Zur aktuellen Stellungnahme des CDU-Stadtverbandvorsitzenden über die Stadtratsfraktion der Grünen erreichte uns eine LeserMeinung von Jürgen Kumlehn, die wir an dieser Stelle unkommentiert und ungekürzt veröffentlichen.
Betr. Stellungnahme zum "sich Luft machen" vom Vorsitzenden des CDU-Stadtverbandes, Eckbert Schulze, zum Verhaltender Grünen im Wolfenbütteler Stadtrat
Wenn ich die emotionalen Auslassungen von Eckbert Schulze aufmerksam lese, fühle ich mich in die ersten 1980er Jahre des vergangenen Jahrhunderts versetzt. Damals, als die Grünen gerade das "politische Parkett" betreten wollten, rasteten nicht nur Schulzes Parteikollegen, sondern auch die der anderen "etablierten Parteien" SPD und FDP, noch gemeinsam aus. Die Grünen wurden als "Aussätzige" behandelt - und Ihre extrem abweichenden Meinungen wurden ähnlich niedergemacht, wie es Eckbert Schulze nun 30 Jahre später immer noch oder erneut tut. Die CDU beabsichtigte gar, die Grünen und Ihre Sympathisanten vom Verfassungsschutz beobachten zu lassen. Ich muss hier jetzt sicher nicht belegen, wie sehr sich auch die CDU in den drei letzten Jahrzehnten in Richtung Grüne gewandelt hat.
Unbeachtet davon errang die Grüne Bürgerliste damals im Kreistag die ersten zwei Mandate. Heute regieren sieben Grüne im Kreis mit, und im Stadtrat sieht es ähnlich aus. Damals, 1981, errang die CDU noch 24 Sitze im Kreistag - und heute sind es nur noch 17. Stellt sich da nicht die Frage?: Was hat die CDU seitdem falsch und was haben die Grünen dagegen richtig gemacht?

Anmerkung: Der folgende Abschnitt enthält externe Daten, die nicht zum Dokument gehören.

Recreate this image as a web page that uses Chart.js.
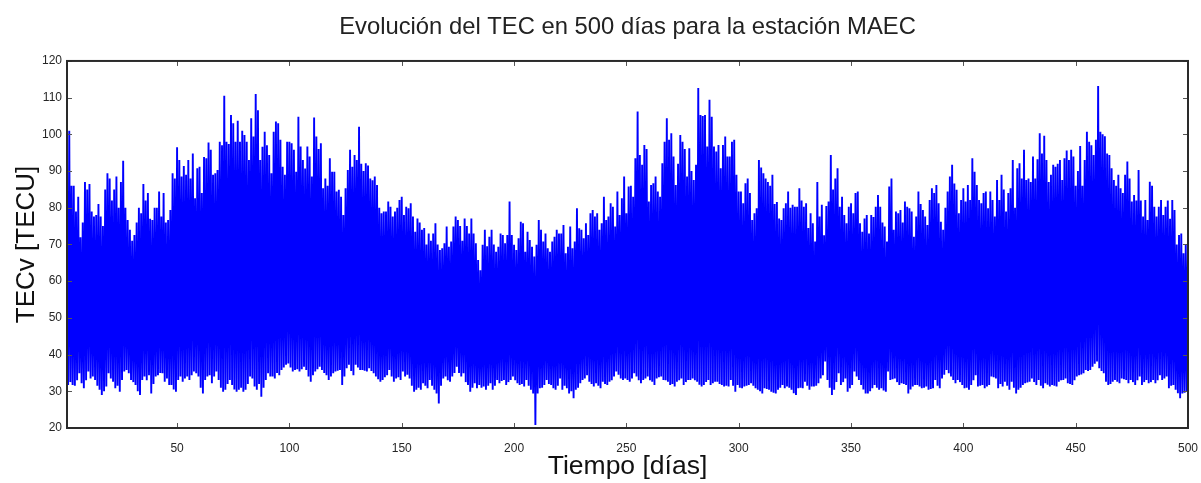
<!DOCTYPE html>
<html lang="es">
<head>
<meta charset="utf-8">
<title>TEC MAEC</title>
<script src="https://cdn.jsdelivr.net/npm/chart.js@4.4.1/dist/chart.umd.min.js"></script>
<style>
  html, body { margin: 0; padding: 0; background: #ffffff; }
  #grafico { display: block; }
</style>
</head>
<body>
<canvas id="grafico" width="1201" height="483"></canvas>
<script>
// Máximos diarios de TECv (TECU), días 0..499
const maxDiario = [
  78,101,86,86,79,83,72,76,87,85, 86.5,79,77.6,78,81,77.6,75,85,89.4,88,
  82,85,88.5,80,87,92.8,80,76.7,74,71, 72.6,76,80,78.5,86.5,82,84,77,76.7,80,
  80,84.4,77.6,84,76,76.7,79.4,89.4,88,96.5, 93,88.5,91.4,89,93,88,94.8,82.6,90.8,91.2,
  84,93.8,93.5,97.8,95.8,89,89.4,90.3,98,97, 110.5,98,97.4,105.3,103,98,103.7,98,101,99.8,
  98,93,104.4,99.4,111,106.6,93,96.6,100.7,97, 94.4,89.4,100.7,103.5,103,98.5,91.2,89,98,98,
  97.6,95.8,89.8,104.8,96.7,93,90.7,96.7,94,88.5, 104.6,99.4,96,97.6,85.3,88,86,93.5,89.8,89.8,
  84.4,84.9,83,78,85.3,90.3,95.8,91.2,94.4,93, 102.1,92,90,92.1,91.5,88,87.5,88.5,86.2,80,
  78.5,79,79,81.7,80.3,77.6,79,80,82.1,83, 78,80.3,79.9,81.2,77.6,73.5,77.1,76,74,74.5,
  70,73,71,73,75.8,70,68.5,69,70.3,74.9, 69.4,70.8,74.9,77.6,76.7,75,71,77.1,75,73,
  77.1,73,70.3,65.8,63,69.9,74,69.5,72.1,74, 70,68,69.4,73,72.6,70.3,72.6,81.7,72.6,69.9,
  68.5,71.7,76.2,75.8,68,73.5,71.2,69.4,66.7,69.9, 76.7,74,70.8,73,69,68,70.8,72.1,74,73,
  73,75.3,67.6,69.4,74.9,69,70.8,79.9,74.4,74, 71.7,75.8,72.6,78.5,79.4,77.6,78.5,74,75.8,83,
  76.7,77.6,81.2,80.3,74.9,84.4,78,82.6,88.5,78.5, 85.8,86,83,93.5,106.2,94.4,91.7,97.1,96,81.7,
  86.2,86.7,88.5,84.4,83,92.1,98,104.4,98.5,100.3, 94,86.2,92,99.8,98,96,88.5,96.2,90,87.6,
  91.7,112.6,105.3,105,105.3,96.7,109.4,104.8,96.7,95.3, 97.1,90.8,97.1,99.4,94,94,98,98.5,89,84.4,
  84.4,81.2,86.7,88,84,76.7,78.5,79.9,93,91, 89.4,88,87,86,89,81,81.6,77.1,76.7,79.9,
  81.2,84.4,80,80.8,80.3,80.3,85.3,82,80.3,81.2, 74.5,78.5,75.8,70.8,87,77.6,80.8,72.5,80.5,81.7,
  94.4,85,88,90.8,80.3,83,78,75.8,80.3,81.2, 78.5,84,84.4,75.8,73.5,77.1,78,73,78,77.5,
  80.3,83.5,80.3,76,74.9,70.8,85.8,88,74,79, 78.5,79.4,76,81.7,80.3,79.9,79,72.1,77.6,84.4,
  81,79.4,77.6,75.3,82.1,85.3,84,86.2,81.2,76.2, 74,80,84.4,88.5,91.7,86.6,84.9,78.5,82.1,85.3,
  81.7,86.2,82.1,93.5,89.8,86.2,82.1,81.2,84,84.4, 79.9,84.4,82.1,77.6,87.6,82.1,89,85,79,84,
  85.3,93,80,90.8,92.1,88,95.8,87.6,88,87, 94,88,93.2,100.3,94.8,99.6,93,87,89,91.7,
  91.2,92,93,87.6,93.5,95.6,93,95.8,94,86, 90,96.8,86,93,100.7,98,97,94.4,98.5,113.2,
  100.7,100,99.5,94.8,94.4,90.8,87.6,86,89,85.3, 84,89,92.6,88,81.7,83.5,82,90.3,82,77.6,
  82.1,76.7,87.1,86,80.3,77.6,80.3,82.1,78,80.3, 82,77,82.1,79.4,70,72.6,73,67.6,70,69
];

// Mínimos diarios de TECv (TECU), días 0..499
const minDiario = [
  33,31.7,32.5,31.7,31.5,33,34.9,32.2,30.8,33, 35.4,33.5,34,33.1,31.5,30.4,29,30,31.3,34.9,
  33.5,32.6,30.8,31.5,29.9,33.1,35.4,35.8,34.9,33.1, 32.5,31.7,30,29,33.1,34,33,34.4,29.4,32,
  34,34.4,35,34.9,32.6,33.5,31.7,31.7,30.5,29.9, 33.1,34,32.6,33.5,34,33.1,34.4,35.4,34.9,34,
  31,29.4,33.1,34,34.4,32.2,34,35.4,33.1,31, 29.9,30.4,32,33.1,31.7,30.5,29.9,30.4,31,29.9,
  30.4,32,34,33.5,31.3,30.4,32,28.5,31,33.1, 34.9,34,34,33.5,35,34.4,35.8,36.5,37.2,37.6,
  36.5,35.4,35.8,36,35.4,36,36.7,35.8,34,32.6, 34.4,35.4,36,36.7,35.8,35,34.4,33.1,34,34.9,
  35.4,35.6,35.8,31.7,34,36.3,37.2,35.5,34.4,37.2, 36.5,35.8,35.8,35.6,35.4,36.3,35.5,34.9,34,33.3,
  32.6,33.1,33.8,34.4,35.8,34,32.6,33.5,33.8,33.1, 35.4,34,34.5,33.5,31.5,29.9,30.4,31,30.4,32.2,
  31.5,30.8,33.1,31.5,30.4,29.4,26.7,31.5,33.5,34, 33,32.6,34,35,36.7,35,34,34.9,32.5,31.7,
  29.9,31,32.2,30.8,31.7,31,31.3,30.4,31.5,32.2, 30.4,31.5,33.1,32.2,32.8,33.1,31.7,32.5,33.1,34,
  33,32.2,31.7,32,31.3,33.1,31.5,30.4,29.4,20.8, 29.4,30.8,31,31.7,33.1,32,31.7,30.8,30.4,31.5,
  33.5,30.4,31.5,30.8,29.4,30,28.1,30.4,31,32.2, 33.1,33.5,34.4,32.6,32,31.3,32.2,31.5,30.8,32.6,
  32,31.7,32.6,33,34,35.4,34.5,33.5,33.1,33.5, 33.1,32.6,33.5,34.9,34,33,32.2,33.1,33.5,34,
  33,32.6,31.7,33.5,33.8,34,33.1,33,32.6,31.7, 32,31.3,32.6,33,33.5,31.7,32.5,33.1,33.1,33.5,
  33,32.6,31.8,31.3,31.7,32.5,33.1,31.7,32.2,32.6, 32.6,32,31.7,31.3,31.5,31.3,33.1,31.5,29.9,31.7,
  31,30.8,31.3,31.5,31.7,32.2,31.5,30.8,30.4,30, 29.4,30.8,30.6,30.4,29.9,29.6,29.4,30.4,31,31.7,
  30.8,31.3,31,30.4,29.5,29,30.8,31,30.8,32.6, 31.5,30.4,31.3,31.3,31.5,32.2,33.5,34.4,38.1,33.1,
  31,29,30.4,32.5,34.9,31.7,32.5,33.5,29.9,30.8, 31.7,35.4,34,33.1,31.7,30.5,29.4,29.4,30,30.8,
  31.7,31,30.4,30.8,30.2,29.9,35.4,33.1,33.3,33.5, 32.5,31.7,32.2,32,31.7,29.4,30.5,31.3,31.7,31.7,
  31.3,30.8,31,31.3,30.4,30.6,30.8,33.1,31.5,30.8, 33.5,34.5,35.8,34.9,34,33.1,32.2,33.1,32.5,31.7,
  30.8,31,30.4,31.7,33,34.4,31.3,31.5,31.7,30.8, 31.3,31.7,34,33.8,33.5,30.8,32,31.3,32.6,31.5,
  30.4,32.6,31,29.4,30.4,31,31.7,32.2,32.4,32.6, 33.5,32.5,31.7,33.1,31.5,30.8,32.2,31.8,31.3,31.7,
  31.5,31.3,32.6,33,33.1,33.5,32.2,32,31.7,33, 34,34.4,34.6,34.9,35.8,35.5,35.8,36.7,37.5,38.1,
  36.3,35.5,34.9,32.6,31.7,32,32.6,33.1,32.6,32.2, 33.5,33.3,33.1,32.2,33.1,32.5,31.7,33,34,31.7,
  32.5,33.1,32.2,32.5,33.1,32.2,33,34.4,33.1,33.5, 34,30.8,31.5,31.7,30.4,29.5,28.1,29.4,29.6,29.9
];

// Marcas de los ejes
const marcasX = [50, 100, 150, 200, 250, 300, 350, 400, 450, 500];
const marcasY = [20, 30, 40, 50, 60, 70, 80, 90, 100, 110, 120];

// Serie horaria simplificada: cada día pasa por su mínimo y su máximo
const serie = [];
for (let d = 0; d < maxDiario.length; d++) {
  serie.push({ x: d + 0.5, y: minDiario[d] });
  serie.push({ x: d + 1, y: maxDiario[d] });
}

const FUENTE = "'Liberation Sans', Arial, Helvetica, sans-serif";

// Marco de los ejes con marcas hacia dentro en los cuatro lados
const marcoEjes = {
  id: 'marcoEjes',
  afterDatasetsDraw(chart) {
    const { ctx, chartArea: a, scales } = chart;
    const L = 5;
    ctx.save();
    ctx.strokeStyle = '#555555';
    ctx.lineWidth = 1;
    ctx.beginPath();
    scales.x.ticks.forEach(t => {
      const px = Math.round(scales.x.getPixelForValue(t.value)) + 0.5;
      ctx.moveTo(px, a.bottom); ctx.lineTo(px, a.bottom - L);
      ctx.moveTo(px, a.top); ctx.lineTo(px, a.top + L);
    });
    scales.y.ticks.forEach(t => {
      const py = Math.round(scales.y.getPixelForValue(t.value)) + 0.5;
      ctx.moveTo(a.left, py); ctx.lineTo(a.left + L, py);
      ctx.moveTo(a.right, py); ctx.lineTo(a.right - L, py);
    });
    ctx.stroke();
    ctx.strokeStyle = '#2a2a2a';
    ctx.lineWidth = 2;
    ctx.strokeRect(a.left, a.top, a.right - a.left, a.bottom - a.top);
    ctx.restore();
  }
};

new Chart(document.getElementById('grafico'), {
  type: 'line',
  data: {
    datasets: [{
      data: serie,
      borderColor: '#0000ff',
      borderWidth: 1.9,
      pointRadius: 0,
      tension: 0,
      fill: false
    }]
  },
  options: {
    responsive: false,
    animation: false,
    devicePixelRatio: 1,
    layout: { padding: { left: 0, right: 13, top: 0, bottom: 0 } },
    plugins: {
      legend: { display: false },
      tooltip: { enabled: false },
      title: {
        display: true,
        fullSize: false,
        text: 'Evolución del TEC en 500 días para la estación MAEC',
        color: '#222222',
        font: { family: FUENTE, size: 23.8, weight: 'normal' },
        padding: { top: 13, bottom: 19.4 }
      }
    },
    scales: {
      x: {
        type: 'linear',
        min: 1,
        max: 500,
        afterBuildTicks: s => { s.ticks = marcasX.map(v => ({ value: v })); },
        afterFit: s => { s.height = 55; s.paddingLeft = 0; s.paddingRight = 0; },
        grid: { display: false, drawTicks: false },
        border: { display: false },
        ticks: {
          color: '#262626',
          font: { family: FUENTE, size: 12 },
          padding: 13,
          maxRotation: 0,
          autoSkip: false,
          callback: v => String(v)
        },
        title: {
          display: true,
          text: 'Tiempo [días]',
          color: '#111111',
          font: { family: FUENTE, size: 26.5 },
          padding: { top: 0, bottom: 0 }
        }
      },
      y: {
        type: 'linear',
        min: 20,
        max: 120,
        afterBuildTicks: s => { s.ticks = marcasY.map(v => ({ value: v })); },
        afterFit: s => { s.width = 67; },
        grid: { display: false, drawTicks: false },
        border: { display: false },
        ticks: {
          color: '#262626',
          font: { family: FUENTE, size: 12 },
          padding: 5,
          autoSkip: false,
          callback: v => String(v)
        },
        title: {
          display: true,
          text: 'TECv [TECU]',
          color: '#111111',
          font: { family: FUENTE, size: 26 },
          padding: { top: 11, bottom: 0 }
        }
      }
    }
  },
  plugins: [marcoEjes]
});
</script>
</body>
</html>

Was ist der Grund für Eckbert Schulzes Philippika, die inhaltlich unter dem Niveau einer Aschermittwochsrede rangiert? Wir wissen alle, dass die CDU in den vergangenen Jahren in den Ländern und Kommunen erhebliche Verluste hinnehmen musste. In Baden Württemberg gab es von Stefan Mappus (CDU), gegen den jetzt die Staatsanwaltschaft ermittelt, einen Wechsel zum Grünen Ministerpräsidenten Winfried Kretschmann. (Übrigens: 1983 war der derzeitige Bundesratspräsident Gast und Referent der Wolfenbütteler Grünen!) Den Regierungswechsel in Niedersachsen brauche ich ja wohl gar nicht erst erwähnen. Aber den bevorstehenden Wechsel im September in Berlin muss ich bei diesen Betrachtungen berücksichtigen, denn das tut Eckbert Schulze und die CDU natürlich auch. Ist es die Angst der CDU vor dieser möglichen Abwahl, dass einige Mitglieder immer auffälliger und aggressiver einhergehend mit Diffamierungen reagiert? Frank Oesterhelweg hat es gerade in seiner "Schaufenster-Kolumne" getan - und im Bereich Cremlingen fliegen spätestens seit der Landtagswahl die Fetzen. Man muss für die in die Enge getriebne CDU fast befürchten, dass sie ihrem Bundestagskandidaten Uwe Lagosky damit einen Peer-Dienst erweist. Diese Polarisierung ist ein weiterer Schritt in einem weiteren Abbau der CDU-Bedeutung.
Nun sind die Grünen endlich mal anderer Meinung als die CDU und kuscheln nicht mehr so sehr mit dem Bürgermeister - und schon sieht Eckbert Schulze alle konservativ-bürgerlichen Felle davonschwimmen. Auf seine mit Luft gemachten einzelnen Argumente lohnt es nicht einzugehen, weil Schulze offenbar schon so weit gehen möchte, Ratsmitgliedern anderer Parteien ihre eigenständigen Meinungen ordentlich madig zu machen. Was für ein Demokratieverständnis hat der Parteivorsitzende eigentlich? Es ist schon lange überfällig, dass sich im Stadtrat eine kraftvolle "Opposition" bildet, nicht um aus Prinzip dagegen zu sein, sondern um, wie es ja normal ist bei Entscheidungen, auch alternative Lösungen zu berücksichtigen. Genau dieses im Landtag tun zu wollen, hat die CDU doch gerade angekündigt. Zitat von Karl-Heinz Schmidt aus dem "Schaufenster": "Die Meinung des Anderen wird toleriert - auch wenn man sie nicht teilt. Und das ist gut so."